◆ What needs to be done
Can you set down, exactly as they appear below, the lines from the opening of the material through the one bearing "const zip = (xs, ys)", minus the pictures?

___ Data extract ___

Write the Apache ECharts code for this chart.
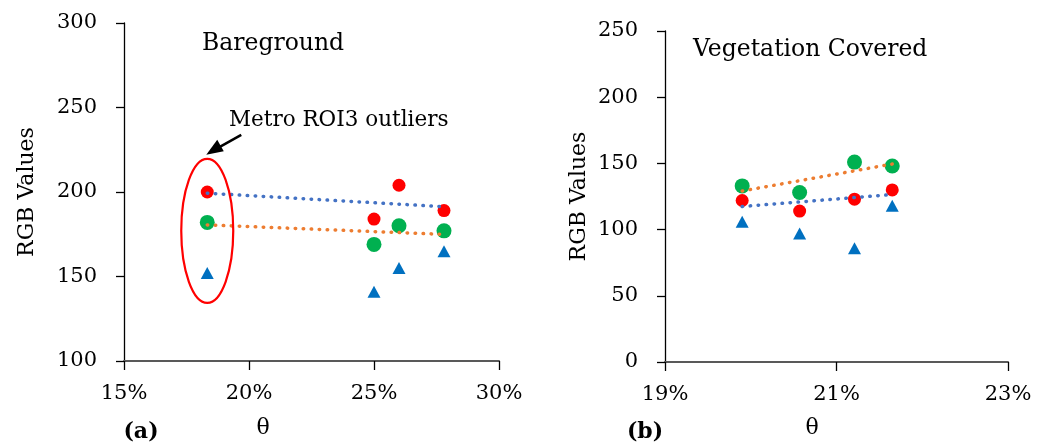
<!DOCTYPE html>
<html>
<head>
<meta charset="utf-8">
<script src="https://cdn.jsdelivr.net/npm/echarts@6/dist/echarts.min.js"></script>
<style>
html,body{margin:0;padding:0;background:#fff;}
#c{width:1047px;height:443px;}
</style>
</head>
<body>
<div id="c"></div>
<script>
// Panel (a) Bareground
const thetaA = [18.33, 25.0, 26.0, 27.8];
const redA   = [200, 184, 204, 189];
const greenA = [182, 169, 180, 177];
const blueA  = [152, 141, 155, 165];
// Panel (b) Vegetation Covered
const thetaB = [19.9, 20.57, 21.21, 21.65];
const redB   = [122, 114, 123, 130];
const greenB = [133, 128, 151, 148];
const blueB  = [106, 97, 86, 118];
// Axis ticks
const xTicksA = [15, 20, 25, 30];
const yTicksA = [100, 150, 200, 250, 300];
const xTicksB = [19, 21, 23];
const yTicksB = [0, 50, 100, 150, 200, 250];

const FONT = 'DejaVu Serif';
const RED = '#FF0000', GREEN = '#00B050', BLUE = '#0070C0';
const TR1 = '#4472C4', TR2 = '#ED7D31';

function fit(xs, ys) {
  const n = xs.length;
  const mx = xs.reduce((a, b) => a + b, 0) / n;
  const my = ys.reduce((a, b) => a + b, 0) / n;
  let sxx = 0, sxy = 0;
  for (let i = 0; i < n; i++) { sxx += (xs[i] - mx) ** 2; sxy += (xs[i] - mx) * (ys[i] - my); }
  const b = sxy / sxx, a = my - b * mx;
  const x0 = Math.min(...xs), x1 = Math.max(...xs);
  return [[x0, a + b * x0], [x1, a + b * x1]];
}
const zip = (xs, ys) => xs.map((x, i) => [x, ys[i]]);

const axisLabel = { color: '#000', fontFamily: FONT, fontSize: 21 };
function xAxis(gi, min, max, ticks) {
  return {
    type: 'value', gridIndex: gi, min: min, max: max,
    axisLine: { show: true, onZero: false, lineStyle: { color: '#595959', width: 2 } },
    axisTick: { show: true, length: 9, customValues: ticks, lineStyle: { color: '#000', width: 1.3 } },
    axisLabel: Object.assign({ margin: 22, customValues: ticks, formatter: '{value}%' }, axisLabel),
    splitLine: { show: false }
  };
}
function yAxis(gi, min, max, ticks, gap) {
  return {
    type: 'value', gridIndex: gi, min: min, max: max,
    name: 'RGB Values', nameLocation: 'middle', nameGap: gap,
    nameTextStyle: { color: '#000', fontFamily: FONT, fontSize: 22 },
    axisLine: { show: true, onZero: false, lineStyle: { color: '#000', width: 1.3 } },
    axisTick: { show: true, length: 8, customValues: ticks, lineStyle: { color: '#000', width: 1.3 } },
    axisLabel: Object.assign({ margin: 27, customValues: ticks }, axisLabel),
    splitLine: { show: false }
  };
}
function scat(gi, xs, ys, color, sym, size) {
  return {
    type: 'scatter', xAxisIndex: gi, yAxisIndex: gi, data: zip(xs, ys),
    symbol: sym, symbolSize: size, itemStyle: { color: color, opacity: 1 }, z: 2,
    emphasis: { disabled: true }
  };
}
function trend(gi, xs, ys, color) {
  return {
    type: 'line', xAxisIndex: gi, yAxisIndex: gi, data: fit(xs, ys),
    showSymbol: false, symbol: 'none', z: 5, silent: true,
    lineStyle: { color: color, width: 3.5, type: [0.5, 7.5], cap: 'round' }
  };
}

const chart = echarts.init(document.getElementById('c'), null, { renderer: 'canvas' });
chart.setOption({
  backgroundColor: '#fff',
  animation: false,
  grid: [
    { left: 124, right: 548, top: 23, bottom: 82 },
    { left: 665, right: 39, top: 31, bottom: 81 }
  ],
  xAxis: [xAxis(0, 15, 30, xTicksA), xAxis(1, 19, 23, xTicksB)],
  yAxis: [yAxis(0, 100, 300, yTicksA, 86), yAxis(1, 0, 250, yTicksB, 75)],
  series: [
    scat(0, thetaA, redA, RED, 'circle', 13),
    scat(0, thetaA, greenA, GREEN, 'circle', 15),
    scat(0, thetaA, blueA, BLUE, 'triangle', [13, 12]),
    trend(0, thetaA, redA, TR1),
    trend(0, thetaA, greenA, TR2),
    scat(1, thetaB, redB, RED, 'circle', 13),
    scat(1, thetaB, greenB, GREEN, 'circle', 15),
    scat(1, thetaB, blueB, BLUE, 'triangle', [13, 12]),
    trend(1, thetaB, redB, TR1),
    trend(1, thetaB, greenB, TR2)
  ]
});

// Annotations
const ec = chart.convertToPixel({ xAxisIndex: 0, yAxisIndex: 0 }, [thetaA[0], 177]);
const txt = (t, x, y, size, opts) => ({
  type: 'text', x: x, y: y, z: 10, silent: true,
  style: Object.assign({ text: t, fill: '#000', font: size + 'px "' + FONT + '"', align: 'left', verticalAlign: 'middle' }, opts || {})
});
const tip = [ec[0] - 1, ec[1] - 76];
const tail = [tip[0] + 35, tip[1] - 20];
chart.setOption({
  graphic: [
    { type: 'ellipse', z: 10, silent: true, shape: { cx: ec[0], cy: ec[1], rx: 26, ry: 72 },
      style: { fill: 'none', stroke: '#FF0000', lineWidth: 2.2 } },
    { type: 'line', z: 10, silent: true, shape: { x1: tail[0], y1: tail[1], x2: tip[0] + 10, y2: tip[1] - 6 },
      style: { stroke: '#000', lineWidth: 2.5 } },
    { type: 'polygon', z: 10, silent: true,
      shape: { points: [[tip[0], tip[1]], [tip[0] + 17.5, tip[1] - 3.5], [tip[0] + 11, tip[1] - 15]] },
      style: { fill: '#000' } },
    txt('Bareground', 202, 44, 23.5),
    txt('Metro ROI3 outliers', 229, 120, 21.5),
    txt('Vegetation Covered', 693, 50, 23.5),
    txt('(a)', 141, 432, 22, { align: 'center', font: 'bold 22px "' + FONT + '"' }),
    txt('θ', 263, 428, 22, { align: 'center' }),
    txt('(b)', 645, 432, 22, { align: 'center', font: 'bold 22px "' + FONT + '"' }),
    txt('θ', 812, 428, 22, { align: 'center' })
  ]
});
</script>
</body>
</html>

___

◆ Reply to the exercise
Write the Apache ECharts code for this chart.
<!DOCTYPE html>
<html>
<head>
<meta charset="utf-8">
<script src="https://cdn.jsdelivr.net/npm/echarts@6/dist/echarts.min.js"></script>
<style>
html,body{margin:0;padding:0;background:#fff;}
#c{width:1047px;height:443px;}
</style>
</head>
<body>
<div id="c"></div>
<script>
// Panel (a) Bareground
const thetaA = [18.33, 25.0, 26.0, 27.8];
const redA   = [200, 184, 204, 189];
const greenA = [182, 169, 180, 177];
const blueA  = [152, 141, 155, 165];
// Panel (b) Vegetation Covered
const thetaB = [19.9, 20.57, 21.21, 21.65];
const redB   = [122, 114, 123, 130];
const greenB = [133, 128, 151, 148];
const blueB  = [106, 97, 86, 118];
// Axis ticks
const xTicksA = [15, 20, 25, 30];
const yTicksA = [100, 150, 200, 250, 300];
const xTicksB = [19, 21, 23];
const yTicksB = [0, 50, 100, 150, 200, 250];

const FONT = 'DejaVu Serif';
const RED = '#FF0000', GREEN = '#00B050', BLUE = '#0070C0';
const TR1 = '#4472C4', TR2 = '#ED7D31';

function fit(xs, ys) {
  const n = xs.length;
  const mx = xs.reduce((a, b) => a + b, 0) / n;
  const my = ys.reduce((a, b) => a + b, 0) / n;
  let sxx = 0, sxy = 0;
  for (let i = 0; i < n; i++) { sxx += (xs[i] - mx) ** 2; sxy += (xs[i] - mx) * (ys[i] - my); }
  const b = sxy / sxx, a = my - b * mx;
  const x0 = Math.min(...xs), x1 = Math.max(...xs);
  return [[x0, a + b * x0], [x1, a + b * x1]];
}
const zip = (xs, ys) => xs.map((x, i) => [x, ys[i]]);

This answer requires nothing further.